>> START RECORDS FOR THE EXERCISE

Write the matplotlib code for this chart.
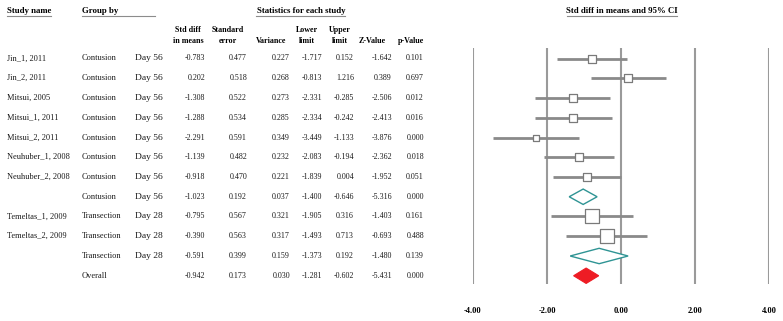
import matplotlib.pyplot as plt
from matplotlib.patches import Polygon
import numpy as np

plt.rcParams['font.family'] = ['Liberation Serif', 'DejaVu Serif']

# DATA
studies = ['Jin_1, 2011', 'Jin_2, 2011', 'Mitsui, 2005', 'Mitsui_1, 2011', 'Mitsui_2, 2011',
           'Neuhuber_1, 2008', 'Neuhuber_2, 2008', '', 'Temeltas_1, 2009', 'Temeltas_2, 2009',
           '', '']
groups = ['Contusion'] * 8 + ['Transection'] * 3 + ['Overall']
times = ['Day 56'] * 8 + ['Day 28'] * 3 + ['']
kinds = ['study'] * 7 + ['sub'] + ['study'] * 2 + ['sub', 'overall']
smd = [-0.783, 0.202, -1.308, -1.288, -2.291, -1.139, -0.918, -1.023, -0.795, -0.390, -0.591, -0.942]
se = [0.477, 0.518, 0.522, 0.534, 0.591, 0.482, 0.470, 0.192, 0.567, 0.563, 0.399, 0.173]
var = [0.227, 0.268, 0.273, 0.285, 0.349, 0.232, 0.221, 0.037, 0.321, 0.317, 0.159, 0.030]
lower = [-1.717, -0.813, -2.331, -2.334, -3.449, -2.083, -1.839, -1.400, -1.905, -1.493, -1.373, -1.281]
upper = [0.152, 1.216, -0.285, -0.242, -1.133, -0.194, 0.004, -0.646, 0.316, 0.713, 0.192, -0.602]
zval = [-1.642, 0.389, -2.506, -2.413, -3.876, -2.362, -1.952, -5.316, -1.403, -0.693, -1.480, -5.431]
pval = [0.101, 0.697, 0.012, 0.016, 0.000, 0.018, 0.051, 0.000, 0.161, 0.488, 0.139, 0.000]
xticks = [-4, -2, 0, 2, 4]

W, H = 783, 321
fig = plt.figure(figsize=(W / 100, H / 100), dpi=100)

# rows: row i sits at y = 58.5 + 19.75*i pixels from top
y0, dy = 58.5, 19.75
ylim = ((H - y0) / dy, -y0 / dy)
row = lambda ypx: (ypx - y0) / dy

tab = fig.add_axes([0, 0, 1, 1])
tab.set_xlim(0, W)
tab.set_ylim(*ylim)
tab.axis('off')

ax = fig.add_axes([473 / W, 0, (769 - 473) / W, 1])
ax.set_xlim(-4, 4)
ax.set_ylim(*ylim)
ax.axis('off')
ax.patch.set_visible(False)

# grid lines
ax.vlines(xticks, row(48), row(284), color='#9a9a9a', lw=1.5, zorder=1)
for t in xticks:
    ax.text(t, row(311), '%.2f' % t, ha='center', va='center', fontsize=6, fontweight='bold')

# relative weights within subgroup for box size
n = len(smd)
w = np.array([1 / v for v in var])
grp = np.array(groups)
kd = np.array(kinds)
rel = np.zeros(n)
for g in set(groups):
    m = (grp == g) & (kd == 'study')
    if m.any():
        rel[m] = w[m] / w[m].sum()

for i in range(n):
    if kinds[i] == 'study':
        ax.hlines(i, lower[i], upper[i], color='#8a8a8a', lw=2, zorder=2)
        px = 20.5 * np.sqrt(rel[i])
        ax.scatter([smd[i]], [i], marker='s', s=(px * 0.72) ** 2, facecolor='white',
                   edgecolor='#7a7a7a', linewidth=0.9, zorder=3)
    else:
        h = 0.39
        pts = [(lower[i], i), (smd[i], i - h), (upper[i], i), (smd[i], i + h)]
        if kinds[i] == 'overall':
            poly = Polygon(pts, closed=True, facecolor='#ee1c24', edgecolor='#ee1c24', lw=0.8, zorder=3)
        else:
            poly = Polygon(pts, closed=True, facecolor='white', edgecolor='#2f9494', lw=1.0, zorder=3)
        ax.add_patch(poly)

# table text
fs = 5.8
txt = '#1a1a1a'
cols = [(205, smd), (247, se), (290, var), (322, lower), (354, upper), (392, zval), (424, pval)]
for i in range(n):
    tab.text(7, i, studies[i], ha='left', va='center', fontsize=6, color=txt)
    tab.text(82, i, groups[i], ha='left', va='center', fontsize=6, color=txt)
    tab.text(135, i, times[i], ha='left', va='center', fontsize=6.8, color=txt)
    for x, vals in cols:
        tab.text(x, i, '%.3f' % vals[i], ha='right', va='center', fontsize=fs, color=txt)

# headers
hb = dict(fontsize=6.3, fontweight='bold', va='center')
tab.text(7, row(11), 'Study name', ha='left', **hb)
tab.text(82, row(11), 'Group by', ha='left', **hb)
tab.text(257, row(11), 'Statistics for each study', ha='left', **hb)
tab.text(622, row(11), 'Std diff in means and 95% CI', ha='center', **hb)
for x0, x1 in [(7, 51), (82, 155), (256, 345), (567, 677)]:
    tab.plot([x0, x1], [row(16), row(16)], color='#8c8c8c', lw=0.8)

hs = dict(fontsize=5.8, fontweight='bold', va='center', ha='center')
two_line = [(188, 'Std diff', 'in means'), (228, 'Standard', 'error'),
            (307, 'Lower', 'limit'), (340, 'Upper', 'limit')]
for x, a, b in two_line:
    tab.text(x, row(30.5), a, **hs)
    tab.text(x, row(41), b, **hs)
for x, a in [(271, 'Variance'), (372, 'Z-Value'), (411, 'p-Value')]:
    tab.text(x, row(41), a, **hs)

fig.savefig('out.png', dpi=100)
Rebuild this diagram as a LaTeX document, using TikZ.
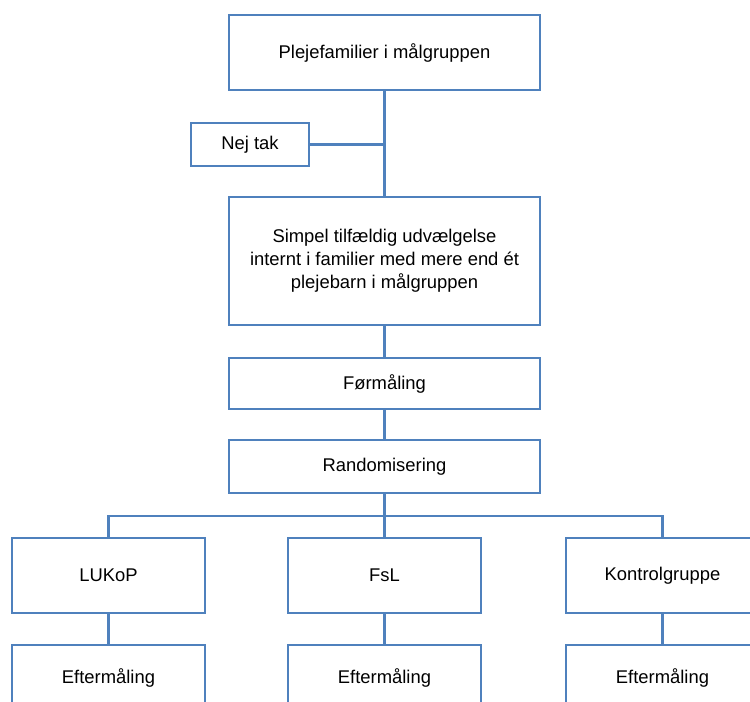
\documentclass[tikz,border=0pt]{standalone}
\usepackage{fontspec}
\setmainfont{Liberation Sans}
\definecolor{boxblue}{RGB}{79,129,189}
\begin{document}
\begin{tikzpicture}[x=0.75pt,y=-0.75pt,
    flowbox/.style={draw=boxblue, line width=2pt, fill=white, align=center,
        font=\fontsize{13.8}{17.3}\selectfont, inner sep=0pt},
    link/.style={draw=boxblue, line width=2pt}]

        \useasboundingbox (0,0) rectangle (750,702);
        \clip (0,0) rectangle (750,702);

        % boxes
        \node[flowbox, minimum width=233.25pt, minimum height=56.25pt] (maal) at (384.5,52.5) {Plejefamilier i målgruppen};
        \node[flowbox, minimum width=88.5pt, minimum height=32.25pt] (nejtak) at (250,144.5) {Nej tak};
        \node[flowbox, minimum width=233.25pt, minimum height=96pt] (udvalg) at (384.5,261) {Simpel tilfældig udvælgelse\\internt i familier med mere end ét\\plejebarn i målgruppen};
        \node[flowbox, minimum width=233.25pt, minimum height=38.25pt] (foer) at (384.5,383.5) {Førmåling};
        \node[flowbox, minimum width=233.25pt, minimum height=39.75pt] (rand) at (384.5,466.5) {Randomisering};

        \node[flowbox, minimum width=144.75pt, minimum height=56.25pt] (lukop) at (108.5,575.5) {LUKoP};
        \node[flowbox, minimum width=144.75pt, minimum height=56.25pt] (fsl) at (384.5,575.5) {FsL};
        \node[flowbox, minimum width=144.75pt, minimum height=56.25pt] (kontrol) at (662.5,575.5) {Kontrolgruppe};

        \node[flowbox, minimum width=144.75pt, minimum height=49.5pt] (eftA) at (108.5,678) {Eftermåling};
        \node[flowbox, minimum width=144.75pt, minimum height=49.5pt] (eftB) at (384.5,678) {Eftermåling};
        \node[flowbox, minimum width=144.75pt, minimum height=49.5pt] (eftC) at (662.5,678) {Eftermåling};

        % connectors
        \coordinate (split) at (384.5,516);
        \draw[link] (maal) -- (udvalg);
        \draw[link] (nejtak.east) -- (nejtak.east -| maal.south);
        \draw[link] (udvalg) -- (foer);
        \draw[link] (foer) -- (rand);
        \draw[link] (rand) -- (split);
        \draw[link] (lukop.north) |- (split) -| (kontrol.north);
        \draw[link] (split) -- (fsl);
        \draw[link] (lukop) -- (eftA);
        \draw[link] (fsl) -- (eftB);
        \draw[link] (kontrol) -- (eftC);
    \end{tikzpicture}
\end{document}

>> END RECORDS FOR THE EXERCISE

**AIM OF THE EXERCISE**
Using the entries above, extract exactly the lines from the one that contains "Rebuild this diagram" through the one that contains "minimum height=49.5pt] (eftC)". Do not carry over any pictures.

**CORRECT RESULT**
Rebuild this diagram as a LaTeX document, using TikZ.
\documentclass[tikz,border=0pt]{standalone}
\usepackage{fontspec}
\setmainfont{Liberation Sans}
\definecolor{boxblue}{RGB}{79,129,189}
\begin{document}
\begin{tikzpicture}[x=0.75pt,y=-0.75pt,
    flowbox/.style={draw=boxblue, line width=2pt, fill=white, align=center,
        font=\fontsize{13.8}{17.3}\selectfont, inner sep=0pt},
    link/.style={draw=boxblue, line width=2pt}]

        \useasboundingbox (0,0) rectangle (750,702);
        \clip (0,0) rectangle (750,702);

        % boxes
        \node[flowbox, minimum width=233.25pt, minimum height=56.25pt] (maal) at (384.5,52.5) {Plejefamilier i målgruppen};
        \node[flowbox, minimum width=88.5pt, minimum height=32.25pt] (nejtak) at (250,144.5) {Nej tak};
        \node[flowbox, minimum width=233.25pt, minimum height=96pt] (udvalg) at (384.5,261) {Simpel tilfældig udvælgelse\\internt i familier med mere end ét\\plejebarn i målgruppen};
        \node[flowbox, minimum width=233.25pt, minimum height=38.25pt] (foer) at (384.5,383.5) {Førmåling};
        \node[flowbox, minimum width=233.25pt, minimum height=39.75pt] (rand) at (384.5,466.5) {Randomisering};

        \node[flowbox, minimum width=144.75pt, minimum height=56.25pt] (lukop) at (108.5,575.5) {LUKoP};
        \node[flowbox, minimum width=144.75pt, minimum height=56.25pt] (fsl) at (384.5,575.5) {FsL};
        \node[flowbox, minimum width=144.75pt, minimum height=56.25pt] (kontrol) at (662.5,575.5) {Kontrolgruppe};

        \node[flowbox, minimum width=144.75pt, minimum height=49.5pt] (eftA) at (108.5,678) {Eftermåling};
        \node[flowbox, minimum width=144.75pt, minimum height=49.5pt] (eftB) at (384.5,678) {Eftermåling};
        \node[flowbox, minimum width=144.75pt, minimum height=49.5pt] (eftC) at (662.5,678) {Eftermåling};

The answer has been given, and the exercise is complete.